▶ **Objective**
Determine the number of lines containing the word "chart", and state that figure alone.

+++ Data lines +++

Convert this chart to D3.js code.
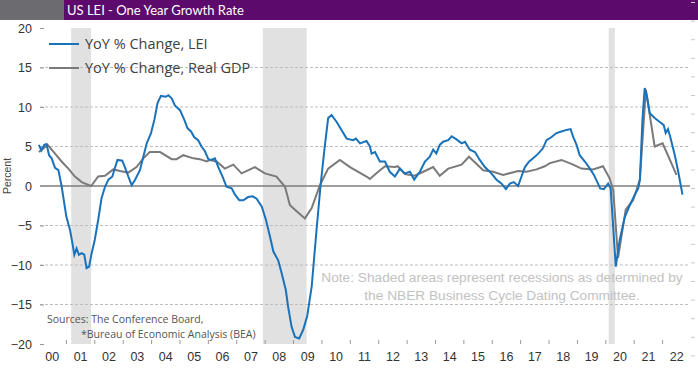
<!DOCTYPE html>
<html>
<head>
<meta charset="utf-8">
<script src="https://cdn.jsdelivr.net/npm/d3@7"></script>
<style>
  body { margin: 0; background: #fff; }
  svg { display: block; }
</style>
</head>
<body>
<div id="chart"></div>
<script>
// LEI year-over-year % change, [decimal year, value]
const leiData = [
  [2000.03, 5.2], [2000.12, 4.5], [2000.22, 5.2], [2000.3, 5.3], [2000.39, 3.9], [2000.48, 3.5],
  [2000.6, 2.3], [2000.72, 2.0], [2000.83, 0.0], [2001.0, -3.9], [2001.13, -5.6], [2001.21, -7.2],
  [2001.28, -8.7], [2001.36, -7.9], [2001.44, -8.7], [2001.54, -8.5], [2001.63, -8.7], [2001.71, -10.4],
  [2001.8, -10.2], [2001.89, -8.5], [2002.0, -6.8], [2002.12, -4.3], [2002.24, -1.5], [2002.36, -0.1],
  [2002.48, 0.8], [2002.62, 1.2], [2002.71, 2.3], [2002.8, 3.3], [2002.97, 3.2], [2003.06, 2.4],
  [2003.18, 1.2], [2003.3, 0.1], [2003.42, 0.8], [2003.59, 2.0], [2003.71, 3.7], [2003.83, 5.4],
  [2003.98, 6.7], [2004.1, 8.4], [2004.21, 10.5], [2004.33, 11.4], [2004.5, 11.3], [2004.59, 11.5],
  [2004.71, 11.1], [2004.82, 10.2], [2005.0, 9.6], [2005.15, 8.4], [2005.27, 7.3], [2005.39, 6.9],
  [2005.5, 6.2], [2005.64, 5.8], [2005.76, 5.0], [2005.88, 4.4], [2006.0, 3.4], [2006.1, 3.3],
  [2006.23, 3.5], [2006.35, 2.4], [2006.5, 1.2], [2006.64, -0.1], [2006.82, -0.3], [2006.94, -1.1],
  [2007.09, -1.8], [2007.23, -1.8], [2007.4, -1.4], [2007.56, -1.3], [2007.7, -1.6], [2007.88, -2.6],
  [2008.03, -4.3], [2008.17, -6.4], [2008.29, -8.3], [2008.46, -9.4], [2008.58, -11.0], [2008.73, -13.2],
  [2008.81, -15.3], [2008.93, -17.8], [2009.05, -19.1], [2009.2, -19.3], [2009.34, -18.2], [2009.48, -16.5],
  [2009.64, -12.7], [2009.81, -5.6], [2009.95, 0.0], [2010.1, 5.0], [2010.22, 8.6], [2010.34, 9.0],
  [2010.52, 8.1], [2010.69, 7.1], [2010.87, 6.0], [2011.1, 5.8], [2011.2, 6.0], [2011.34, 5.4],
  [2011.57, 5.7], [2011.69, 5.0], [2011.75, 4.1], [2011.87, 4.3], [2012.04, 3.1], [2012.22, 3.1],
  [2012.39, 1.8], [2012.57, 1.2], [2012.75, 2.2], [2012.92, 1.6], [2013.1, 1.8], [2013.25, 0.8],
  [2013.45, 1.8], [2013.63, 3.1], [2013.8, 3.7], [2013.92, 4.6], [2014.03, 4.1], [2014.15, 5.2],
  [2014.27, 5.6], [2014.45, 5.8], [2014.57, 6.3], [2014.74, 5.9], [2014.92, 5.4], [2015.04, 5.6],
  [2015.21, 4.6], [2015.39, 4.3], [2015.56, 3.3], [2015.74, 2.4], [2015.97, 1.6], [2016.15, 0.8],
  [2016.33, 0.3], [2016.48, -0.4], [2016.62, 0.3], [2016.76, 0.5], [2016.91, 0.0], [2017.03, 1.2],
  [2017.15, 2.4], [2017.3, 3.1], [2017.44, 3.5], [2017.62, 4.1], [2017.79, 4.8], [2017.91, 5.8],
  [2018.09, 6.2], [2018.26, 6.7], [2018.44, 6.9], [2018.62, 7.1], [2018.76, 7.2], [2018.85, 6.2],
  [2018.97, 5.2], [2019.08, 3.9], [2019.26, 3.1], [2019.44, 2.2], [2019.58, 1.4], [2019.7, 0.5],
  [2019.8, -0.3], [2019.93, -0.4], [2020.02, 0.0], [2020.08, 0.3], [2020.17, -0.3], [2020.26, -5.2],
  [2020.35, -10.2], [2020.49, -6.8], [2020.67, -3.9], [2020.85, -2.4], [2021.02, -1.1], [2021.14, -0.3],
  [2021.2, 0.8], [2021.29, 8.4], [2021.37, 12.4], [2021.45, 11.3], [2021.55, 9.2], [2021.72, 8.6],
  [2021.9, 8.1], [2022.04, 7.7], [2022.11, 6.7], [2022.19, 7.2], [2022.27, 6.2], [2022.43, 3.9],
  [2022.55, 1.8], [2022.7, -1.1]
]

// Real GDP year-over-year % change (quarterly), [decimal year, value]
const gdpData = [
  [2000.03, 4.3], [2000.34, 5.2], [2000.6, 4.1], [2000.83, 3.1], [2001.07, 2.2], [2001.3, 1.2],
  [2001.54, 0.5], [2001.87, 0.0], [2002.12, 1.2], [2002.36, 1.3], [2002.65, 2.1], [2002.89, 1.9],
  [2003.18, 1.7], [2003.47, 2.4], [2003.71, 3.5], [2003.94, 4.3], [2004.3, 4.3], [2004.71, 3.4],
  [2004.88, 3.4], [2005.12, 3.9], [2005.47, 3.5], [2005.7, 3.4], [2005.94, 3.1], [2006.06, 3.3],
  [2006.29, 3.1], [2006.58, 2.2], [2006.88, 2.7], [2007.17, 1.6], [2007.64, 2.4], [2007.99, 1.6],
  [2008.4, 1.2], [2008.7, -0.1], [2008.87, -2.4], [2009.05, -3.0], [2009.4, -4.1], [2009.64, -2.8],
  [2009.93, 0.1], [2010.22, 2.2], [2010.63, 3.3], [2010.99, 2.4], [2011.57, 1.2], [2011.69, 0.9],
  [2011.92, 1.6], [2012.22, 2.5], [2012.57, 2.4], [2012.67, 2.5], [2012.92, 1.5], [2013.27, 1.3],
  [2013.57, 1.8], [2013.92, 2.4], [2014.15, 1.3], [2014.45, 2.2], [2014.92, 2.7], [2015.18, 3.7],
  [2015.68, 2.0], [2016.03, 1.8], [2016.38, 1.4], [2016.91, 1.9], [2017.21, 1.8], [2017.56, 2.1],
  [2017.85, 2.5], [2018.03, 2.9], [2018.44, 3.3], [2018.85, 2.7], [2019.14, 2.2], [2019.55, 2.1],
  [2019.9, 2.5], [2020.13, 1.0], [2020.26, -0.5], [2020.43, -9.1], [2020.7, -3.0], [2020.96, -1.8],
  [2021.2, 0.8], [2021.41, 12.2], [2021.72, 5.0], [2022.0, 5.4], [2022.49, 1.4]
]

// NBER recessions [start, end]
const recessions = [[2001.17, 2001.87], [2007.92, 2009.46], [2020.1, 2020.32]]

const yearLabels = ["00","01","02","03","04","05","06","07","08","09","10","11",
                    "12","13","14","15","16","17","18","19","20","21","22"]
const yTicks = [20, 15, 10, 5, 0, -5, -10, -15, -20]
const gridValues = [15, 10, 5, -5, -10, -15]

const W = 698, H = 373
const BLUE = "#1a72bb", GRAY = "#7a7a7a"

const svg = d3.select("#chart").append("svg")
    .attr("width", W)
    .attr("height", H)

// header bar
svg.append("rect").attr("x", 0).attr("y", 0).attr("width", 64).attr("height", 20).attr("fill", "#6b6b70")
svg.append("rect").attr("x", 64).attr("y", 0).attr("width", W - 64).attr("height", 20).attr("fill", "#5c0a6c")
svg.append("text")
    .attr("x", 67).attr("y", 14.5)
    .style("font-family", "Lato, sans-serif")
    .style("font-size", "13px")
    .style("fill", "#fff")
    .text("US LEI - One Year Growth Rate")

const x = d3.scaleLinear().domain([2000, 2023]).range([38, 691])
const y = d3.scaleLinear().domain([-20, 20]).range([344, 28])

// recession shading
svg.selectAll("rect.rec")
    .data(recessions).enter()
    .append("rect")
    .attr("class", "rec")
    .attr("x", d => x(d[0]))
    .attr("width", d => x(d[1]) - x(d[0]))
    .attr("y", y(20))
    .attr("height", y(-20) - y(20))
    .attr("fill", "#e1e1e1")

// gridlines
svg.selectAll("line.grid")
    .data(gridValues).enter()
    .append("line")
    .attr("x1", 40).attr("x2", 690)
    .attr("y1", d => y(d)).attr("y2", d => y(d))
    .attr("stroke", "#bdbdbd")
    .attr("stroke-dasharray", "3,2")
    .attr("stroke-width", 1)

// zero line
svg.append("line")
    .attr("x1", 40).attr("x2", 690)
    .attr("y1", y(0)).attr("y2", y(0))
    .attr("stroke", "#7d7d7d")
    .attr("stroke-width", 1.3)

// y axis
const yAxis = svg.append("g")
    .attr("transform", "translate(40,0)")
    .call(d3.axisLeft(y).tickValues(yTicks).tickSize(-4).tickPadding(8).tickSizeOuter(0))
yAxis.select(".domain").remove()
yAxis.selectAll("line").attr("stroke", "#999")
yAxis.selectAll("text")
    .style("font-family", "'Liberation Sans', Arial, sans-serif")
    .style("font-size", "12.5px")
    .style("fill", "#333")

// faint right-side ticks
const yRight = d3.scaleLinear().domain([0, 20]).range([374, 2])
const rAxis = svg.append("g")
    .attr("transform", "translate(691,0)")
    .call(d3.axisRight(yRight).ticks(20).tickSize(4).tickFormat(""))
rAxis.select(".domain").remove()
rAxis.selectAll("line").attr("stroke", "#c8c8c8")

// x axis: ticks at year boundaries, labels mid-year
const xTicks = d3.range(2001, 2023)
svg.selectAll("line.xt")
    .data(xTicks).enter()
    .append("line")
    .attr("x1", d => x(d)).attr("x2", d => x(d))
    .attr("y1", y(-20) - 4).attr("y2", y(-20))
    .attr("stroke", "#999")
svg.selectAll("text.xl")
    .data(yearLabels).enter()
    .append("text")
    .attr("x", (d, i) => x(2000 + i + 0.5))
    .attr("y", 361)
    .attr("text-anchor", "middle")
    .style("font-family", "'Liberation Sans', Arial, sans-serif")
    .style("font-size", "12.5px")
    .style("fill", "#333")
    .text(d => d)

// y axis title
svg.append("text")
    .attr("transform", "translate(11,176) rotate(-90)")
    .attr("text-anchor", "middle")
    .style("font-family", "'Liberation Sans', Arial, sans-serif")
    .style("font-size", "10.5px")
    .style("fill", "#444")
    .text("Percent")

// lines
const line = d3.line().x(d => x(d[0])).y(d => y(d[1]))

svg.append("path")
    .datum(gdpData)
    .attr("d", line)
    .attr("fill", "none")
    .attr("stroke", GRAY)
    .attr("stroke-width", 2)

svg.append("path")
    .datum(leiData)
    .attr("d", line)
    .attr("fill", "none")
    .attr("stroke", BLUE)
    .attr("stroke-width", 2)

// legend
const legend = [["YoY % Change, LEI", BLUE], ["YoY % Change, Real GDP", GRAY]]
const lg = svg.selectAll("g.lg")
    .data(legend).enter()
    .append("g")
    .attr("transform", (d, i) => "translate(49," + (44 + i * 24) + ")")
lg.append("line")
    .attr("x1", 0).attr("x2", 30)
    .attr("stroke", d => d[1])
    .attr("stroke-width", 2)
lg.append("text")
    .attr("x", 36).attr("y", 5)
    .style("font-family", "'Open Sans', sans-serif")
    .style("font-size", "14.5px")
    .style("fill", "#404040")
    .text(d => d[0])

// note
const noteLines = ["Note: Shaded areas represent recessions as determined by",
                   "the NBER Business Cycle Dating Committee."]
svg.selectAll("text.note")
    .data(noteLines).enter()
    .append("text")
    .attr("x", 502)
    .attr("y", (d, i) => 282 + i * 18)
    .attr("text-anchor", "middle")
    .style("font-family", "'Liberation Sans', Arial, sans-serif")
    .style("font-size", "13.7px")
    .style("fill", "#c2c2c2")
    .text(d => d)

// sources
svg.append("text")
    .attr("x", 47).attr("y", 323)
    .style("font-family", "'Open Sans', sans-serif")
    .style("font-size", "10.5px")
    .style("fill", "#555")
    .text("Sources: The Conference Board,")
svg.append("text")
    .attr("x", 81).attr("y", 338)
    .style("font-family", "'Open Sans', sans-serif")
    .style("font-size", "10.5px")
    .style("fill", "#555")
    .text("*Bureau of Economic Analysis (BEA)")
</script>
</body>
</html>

+++

▶ **Solution below**
3